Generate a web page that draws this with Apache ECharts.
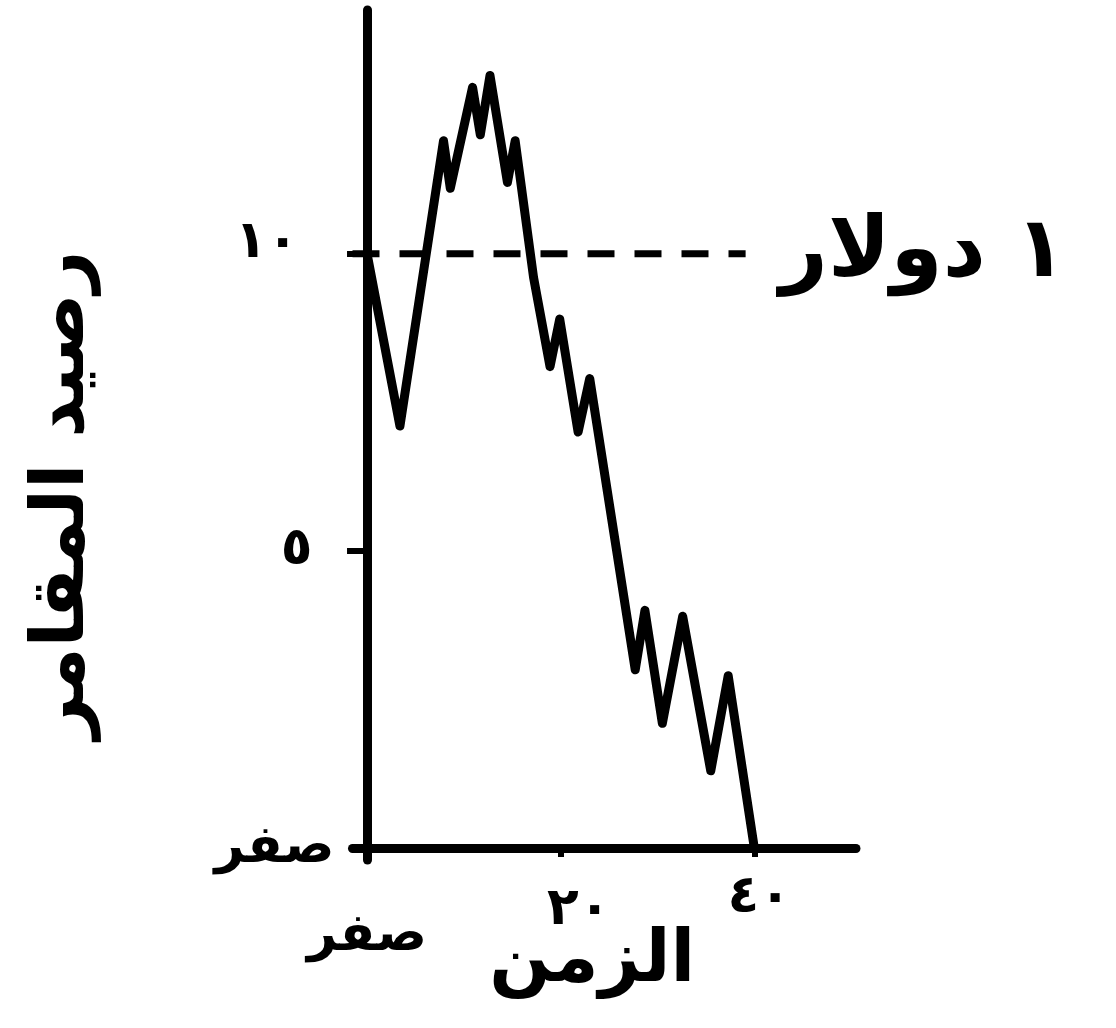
<!DOCTYPE html>
<html>
<head>
<meta charset="utf-8">
<script src="https://cdn.jsdelivr.net/npm/echarts@6/dist/echarts.min.js"></script>
<style>
  html, body { margin: 0; padding: 0; background: #fff; }
  #chart { width: 1116px; height: 1028px; }
</style>
</head>
<body>
<div id="chart"></div>
<script>
// gambler's balance over time
const timeSteps = [0, 3.4, 7.9, 8.6, 10.9, 11.7, 12.7, 14.5, 15.3, 17.2, 18.9, 19.9, 21.8, 23.0, 27.7, 28.7, 30.5, 32.6, 35.5, 37.3, 40];
const balance = [10, 7.1, 11.9, 11.1, 12.8, 12.0, 13.0, 11.2, 11.9, 9.6, 8.1, 8.9, 7.0, 7.9, 3.0, 4.0, 2.1, 3.9, 1.3, 2.9, 0];

// the dashed "1 dollar" reference line
const refLevel = 10;
const refRange = [-1.5, 39.1];
const refLabel = '١ دولار';

const xTicks = [0, 20, 40];
const xTickLabels = ['صفر', '٢٠', '٤٠'];
const yTicks = [0, 5, 10];
const yTickLabels = ['صفر', '٥', '١٠'];

const xName = 'الزمن';
const yName = 'رصيد المقامر';

const FONT = '"DejaVu Sans", sans-serif';
const INK = '#000';

const chart = echarts.init(document.getElementById('chart'));

const lbl = (extra) => Object.assign({ fontFamily: FONT, fontSize: 52, fontWeight: 'bold', color: INK }, extra);

chart.setOption({
  animation: false,
  backgroundColor: '#fff',
  grid: { left: 352.5, right: 260, top: 10, bottom: 168, outerBoundsMode: 'none', containLabel: false },
  xAxis: {
    type: 'value',
    min: -1.5,
    max: 50.5,
    name: xName,
    nameLocation: 'middle',
    nameGap: 66,
    nameMoveOverlap: false,
    nameTextStyle: { fontFamily: FONT, fontSize: 72, fontWeight: 'bold', color: INK, padding: [0, 24, 0, 0] },
    axisLine: { onZero: true, lineStyle: { color: INK, width: 9, cap: 'round' } },
    axisTick: { show: true, customValues: xTicks, length: 9, inside: false, lineStyle: { color: INK, width: 6 } },
    axisLabel: {
      customValues: xTicks,
      margin: 10,
      formatter: v => {
        const i = xTicks.indexOf(v);
        return i < 0 ? '' : '{t' + i + '|' + xTickLabels[i] + '}';
      },
      rich: {
        t0: lbl({ padding: [40, 0, 0, 0] }),
        t1: lbl({ padding: [14, 0, 0, 36] }),
        t2: lbl({ padding: [2, 0, 0, 10] })
      }
    },
    splitLine: { show: false }
  },
  yAxis: {
    type: 'value',
    min: -0.2,
    max: 14.1,
    name: yName,
    nameLocation: 'middle',
    nameRotate: 90,
    nameGap: 252,
    nameMoveOverlap: false,
    nameTextStyle: { fontFamily: FONT, fontSize: 74, fontWeight: 'bold', color: INK, padding: [0, 120, 0, 0] },
    axisLine: { onZero: true, lineStyle: { color: INK, width: 9, cap: 'round' } },
    axisTick: { show: true, customValues: [5, 10], length: 20, lineStyle: { color: INK, width: 6 } },
    axisLabel: {
      customValues: yTicks,
      margin: 18,
      formatter: v => {
        const i = yTicks.indexOf(v);
        return i < 0 ? '' : '{t' + i + '|' + yTickLabels[i] + '}';
      },
      rich: {
        t0: lbl({}),
        t1: lbl({ padding: [0, 22, 0, 0] }),
        t2: lbl({ padding: [0, 36, 20, 0] })
      }
    },
    splitLine: { show: false }
  },
  series: [
    {
      name: 'dollar',
      type: 'line',
      data: refRange.map(x => [x, refLevel]),
      symbol: 'none',
      silent: true,
      lineStyle: { color: INK, width: 7, type: [27, 20] },
      endLabel: {
        show: true,
        formatter: refLabel,
        distance: 34,
        fontFamily: FONT,
        fontSize: 84,
        fontWeight: 'bold',
        color: INK
      },
      z: 1
    },
    {
      name: 'balance',
      type: 'line',
      data: timeSteps.map((t, i) => [t, balance[i]]),
      symbol: 'none',
      lineStyle: { color: INK, width: 9, cap: 'round', join: 'round' },
      z: 3
    }
  ]
});
</script>
</body>
</html>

§

◆ **Exercise goal**: With all pictures left out, please transcribe exactly the lines from the start of the material through the line with "const chart = echarts.init(document.getElementById('chart'));".

◆ **Reply to the exercise**:
Generate a web page that draws this with Apache ECharts.
<!DOCTYPE html>
<html>
<head>
<meta charset="utf-8">
<script src="https://cdn.jsdelivr.net/npm/echarts@6/dist/echarts.min.js"></script>
<style>
  html, body { margin: 0; padding: 0; background: #fff; }
  #chart { width: 1116px; height: 1028px; }
</style>
</head>
<body>
<div id="chart"></div>
<script>
// gambler's balance over time
const timeSteps = [0, 3.4, 7.9, 8.6, 10.9, 11.7, 12.7, 14.5, 15.3, 17.2, 18.9, 19.9, 21.8, 23.0, 27.7, 28.7, 30.5, 32.6, 35.5, 37.3, 40];
const balance = [10, 7.1, 11.9, 11.1, 12.8, 12.0, 13.0, 11.2, 11.9, 9.6, 8.1, 8.9, 7.0, 7.9, 3.0, 4.0, 2.1, 3.9, 1.3, 2.9, 0];

// the dashed "1 dollar" reference line
const refLevel = 10;
const refRange = [-1.5, 39.1];
const refLabel = '١ دولار';

const xTicks = [0, 20, 40];
const xTickLabels = ['صفر', '٢٠', '٤٠'];
const yTicks = [0, 5, 10];
const yTickLabels = ['صفر', '٥', '١٠'];

const xName = 'الزمن';
const yName = 'رصيد المقامر';

const FONT = '"DejaVu Sans", sans-serif';
const INK = '#000';

const chart = echarts.init(document.getElementById('chart'));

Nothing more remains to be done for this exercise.